* Exercise inputs:
*****

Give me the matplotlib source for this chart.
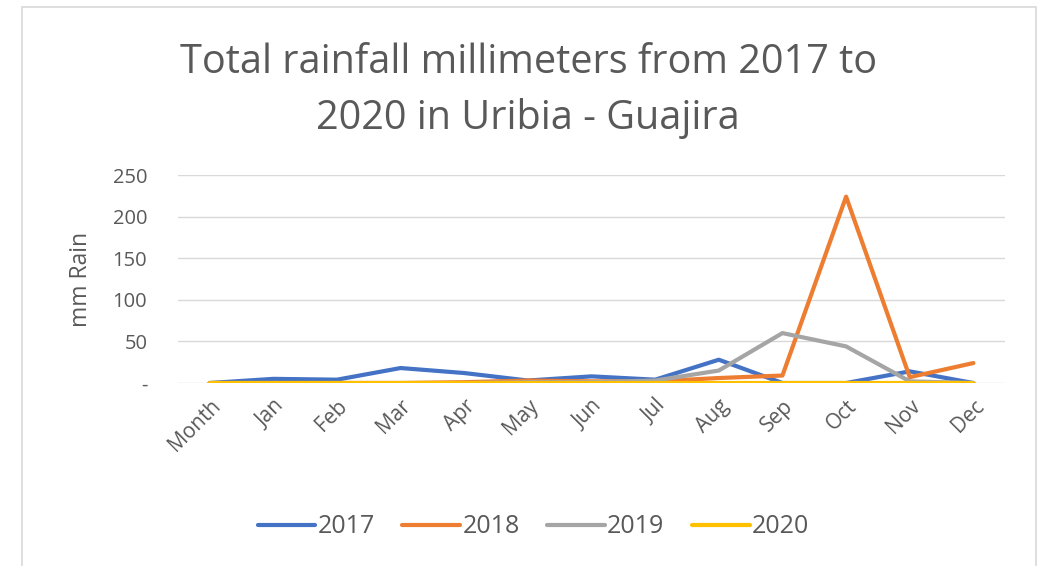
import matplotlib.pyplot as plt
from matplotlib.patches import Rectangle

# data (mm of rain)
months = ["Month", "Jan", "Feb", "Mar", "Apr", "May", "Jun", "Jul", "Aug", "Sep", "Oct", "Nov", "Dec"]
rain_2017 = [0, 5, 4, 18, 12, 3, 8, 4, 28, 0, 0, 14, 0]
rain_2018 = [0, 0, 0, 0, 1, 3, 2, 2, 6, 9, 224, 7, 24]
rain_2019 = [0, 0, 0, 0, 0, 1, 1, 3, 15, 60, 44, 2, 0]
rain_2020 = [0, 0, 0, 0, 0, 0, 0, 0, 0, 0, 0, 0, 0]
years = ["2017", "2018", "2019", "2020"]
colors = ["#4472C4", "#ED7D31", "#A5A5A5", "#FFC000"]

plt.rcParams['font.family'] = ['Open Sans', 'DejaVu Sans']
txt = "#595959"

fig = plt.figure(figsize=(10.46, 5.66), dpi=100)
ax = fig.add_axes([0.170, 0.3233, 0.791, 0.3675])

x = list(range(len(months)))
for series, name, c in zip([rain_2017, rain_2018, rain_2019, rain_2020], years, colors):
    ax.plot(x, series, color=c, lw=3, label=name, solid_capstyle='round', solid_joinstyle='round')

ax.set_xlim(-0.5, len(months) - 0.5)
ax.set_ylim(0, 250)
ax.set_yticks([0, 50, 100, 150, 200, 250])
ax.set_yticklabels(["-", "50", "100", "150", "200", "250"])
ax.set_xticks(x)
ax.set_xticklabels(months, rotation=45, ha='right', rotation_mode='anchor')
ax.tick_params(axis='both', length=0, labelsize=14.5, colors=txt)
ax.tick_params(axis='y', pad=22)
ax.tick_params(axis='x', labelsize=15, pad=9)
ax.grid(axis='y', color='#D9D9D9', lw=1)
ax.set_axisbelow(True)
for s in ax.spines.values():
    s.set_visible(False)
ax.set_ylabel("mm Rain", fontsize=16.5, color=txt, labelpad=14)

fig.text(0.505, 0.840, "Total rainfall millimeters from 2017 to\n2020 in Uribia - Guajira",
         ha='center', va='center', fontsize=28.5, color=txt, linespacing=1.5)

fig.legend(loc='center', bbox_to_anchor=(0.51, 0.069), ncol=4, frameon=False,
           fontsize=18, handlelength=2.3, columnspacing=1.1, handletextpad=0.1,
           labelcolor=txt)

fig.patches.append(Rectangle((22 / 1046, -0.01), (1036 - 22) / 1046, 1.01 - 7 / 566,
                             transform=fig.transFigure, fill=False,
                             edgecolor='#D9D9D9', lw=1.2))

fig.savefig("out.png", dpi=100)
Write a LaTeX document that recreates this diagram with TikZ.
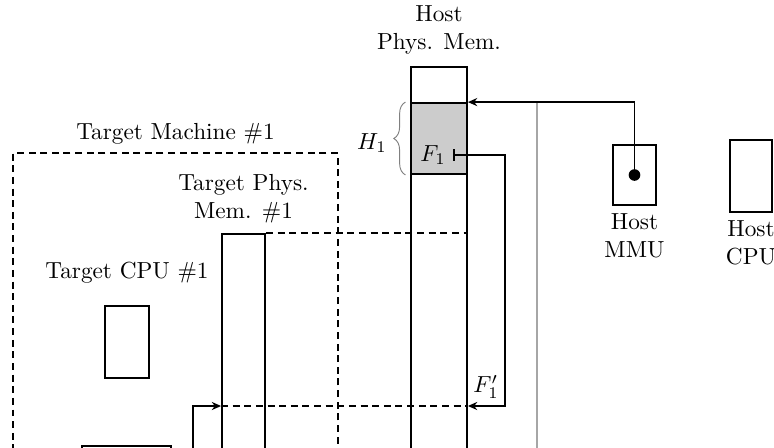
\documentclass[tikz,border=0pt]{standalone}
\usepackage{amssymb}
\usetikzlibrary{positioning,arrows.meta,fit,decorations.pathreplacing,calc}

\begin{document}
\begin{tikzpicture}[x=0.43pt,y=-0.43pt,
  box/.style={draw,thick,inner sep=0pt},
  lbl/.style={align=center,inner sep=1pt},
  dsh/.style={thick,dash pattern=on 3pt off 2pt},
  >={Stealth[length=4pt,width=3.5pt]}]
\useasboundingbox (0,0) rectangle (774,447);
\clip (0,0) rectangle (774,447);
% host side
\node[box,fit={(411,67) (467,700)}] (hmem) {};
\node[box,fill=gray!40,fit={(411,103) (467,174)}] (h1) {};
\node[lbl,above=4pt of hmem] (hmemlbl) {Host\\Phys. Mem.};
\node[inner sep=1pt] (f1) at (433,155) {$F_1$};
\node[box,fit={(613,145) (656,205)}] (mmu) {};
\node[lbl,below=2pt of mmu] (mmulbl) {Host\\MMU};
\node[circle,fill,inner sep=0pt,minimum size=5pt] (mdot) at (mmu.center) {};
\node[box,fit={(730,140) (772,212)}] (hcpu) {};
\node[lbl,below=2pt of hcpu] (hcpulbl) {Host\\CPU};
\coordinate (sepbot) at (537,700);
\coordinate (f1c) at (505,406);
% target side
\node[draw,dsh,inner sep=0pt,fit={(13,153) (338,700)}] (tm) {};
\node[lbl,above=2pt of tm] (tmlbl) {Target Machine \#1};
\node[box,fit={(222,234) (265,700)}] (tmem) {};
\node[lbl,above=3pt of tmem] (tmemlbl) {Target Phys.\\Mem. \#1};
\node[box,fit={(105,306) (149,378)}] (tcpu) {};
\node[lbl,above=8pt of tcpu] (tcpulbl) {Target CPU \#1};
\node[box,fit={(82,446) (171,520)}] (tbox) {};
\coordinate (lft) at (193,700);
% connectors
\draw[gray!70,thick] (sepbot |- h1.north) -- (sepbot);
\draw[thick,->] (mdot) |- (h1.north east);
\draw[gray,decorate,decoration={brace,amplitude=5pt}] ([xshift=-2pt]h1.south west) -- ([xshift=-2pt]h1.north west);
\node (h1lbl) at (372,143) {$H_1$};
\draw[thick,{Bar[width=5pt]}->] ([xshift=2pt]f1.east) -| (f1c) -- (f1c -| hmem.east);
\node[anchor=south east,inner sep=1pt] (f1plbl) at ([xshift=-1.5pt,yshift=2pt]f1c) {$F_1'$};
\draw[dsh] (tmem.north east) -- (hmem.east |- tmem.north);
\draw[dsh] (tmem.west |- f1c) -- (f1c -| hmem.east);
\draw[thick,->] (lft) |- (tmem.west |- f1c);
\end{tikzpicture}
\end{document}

*****

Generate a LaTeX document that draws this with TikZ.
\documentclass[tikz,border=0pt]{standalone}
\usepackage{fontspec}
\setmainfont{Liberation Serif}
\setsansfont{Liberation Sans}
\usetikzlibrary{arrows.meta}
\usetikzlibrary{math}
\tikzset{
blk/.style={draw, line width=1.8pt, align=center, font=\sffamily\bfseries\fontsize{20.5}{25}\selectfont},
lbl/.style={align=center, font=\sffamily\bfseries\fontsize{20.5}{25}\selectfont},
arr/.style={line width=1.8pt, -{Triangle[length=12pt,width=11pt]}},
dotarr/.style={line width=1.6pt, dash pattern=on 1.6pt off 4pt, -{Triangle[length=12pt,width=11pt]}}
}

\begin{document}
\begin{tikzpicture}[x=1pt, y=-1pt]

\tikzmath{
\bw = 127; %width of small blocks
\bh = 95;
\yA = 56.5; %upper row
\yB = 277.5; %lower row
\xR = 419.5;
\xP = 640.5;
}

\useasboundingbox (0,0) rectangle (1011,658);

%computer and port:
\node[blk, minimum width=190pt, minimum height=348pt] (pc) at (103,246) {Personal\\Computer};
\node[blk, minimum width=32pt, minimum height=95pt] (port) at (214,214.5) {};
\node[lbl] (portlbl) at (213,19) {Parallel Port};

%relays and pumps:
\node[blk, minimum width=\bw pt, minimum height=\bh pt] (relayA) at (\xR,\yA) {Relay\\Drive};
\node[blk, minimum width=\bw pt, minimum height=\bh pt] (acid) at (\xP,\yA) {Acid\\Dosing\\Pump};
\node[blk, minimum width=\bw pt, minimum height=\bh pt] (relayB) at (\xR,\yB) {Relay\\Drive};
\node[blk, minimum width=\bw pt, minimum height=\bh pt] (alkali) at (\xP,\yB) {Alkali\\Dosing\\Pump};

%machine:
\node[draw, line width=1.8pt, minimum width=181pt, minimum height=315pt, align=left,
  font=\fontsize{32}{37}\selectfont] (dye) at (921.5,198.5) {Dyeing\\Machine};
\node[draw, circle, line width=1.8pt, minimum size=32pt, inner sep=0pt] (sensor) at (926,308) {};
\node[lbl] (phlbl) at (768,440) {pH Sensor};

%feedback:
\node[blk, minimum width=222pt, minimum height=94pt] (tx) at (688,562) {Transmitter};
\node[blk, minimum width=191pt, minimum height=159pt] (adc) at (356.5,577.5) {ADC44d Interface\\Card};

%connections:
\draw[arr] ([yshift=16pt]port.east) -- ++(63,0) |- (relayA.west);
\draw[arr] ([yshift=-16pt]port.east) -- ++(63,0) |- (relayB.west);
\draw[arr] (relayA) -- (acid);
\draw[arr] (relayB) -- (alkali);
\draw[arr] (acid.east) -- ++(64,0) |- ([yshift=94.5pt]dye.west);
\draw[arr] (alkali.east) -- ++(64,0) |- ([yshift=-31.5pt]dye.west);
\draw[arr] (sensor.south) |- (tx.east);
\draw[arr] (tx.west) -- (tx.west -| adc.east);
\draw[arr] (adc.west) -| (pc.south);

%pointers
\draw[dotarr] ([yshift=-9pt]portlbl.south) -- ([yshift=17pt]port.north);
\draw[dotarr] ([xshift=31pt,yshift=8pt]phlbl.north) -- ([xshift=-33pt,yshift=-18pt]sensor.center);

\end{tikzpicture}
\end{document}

*****

Copy the part that starts at the line with "Give me the matplotlib source for this chart." and finishes at the line with "from matplotlib.patches import Rectangle", both included, and nothing more. Pictures are left out.

* Solution to the problem:
Give me the matplotlib source for this chart.
import matplotlib.pyplot as plt
from matplotlib.patches import Rectangle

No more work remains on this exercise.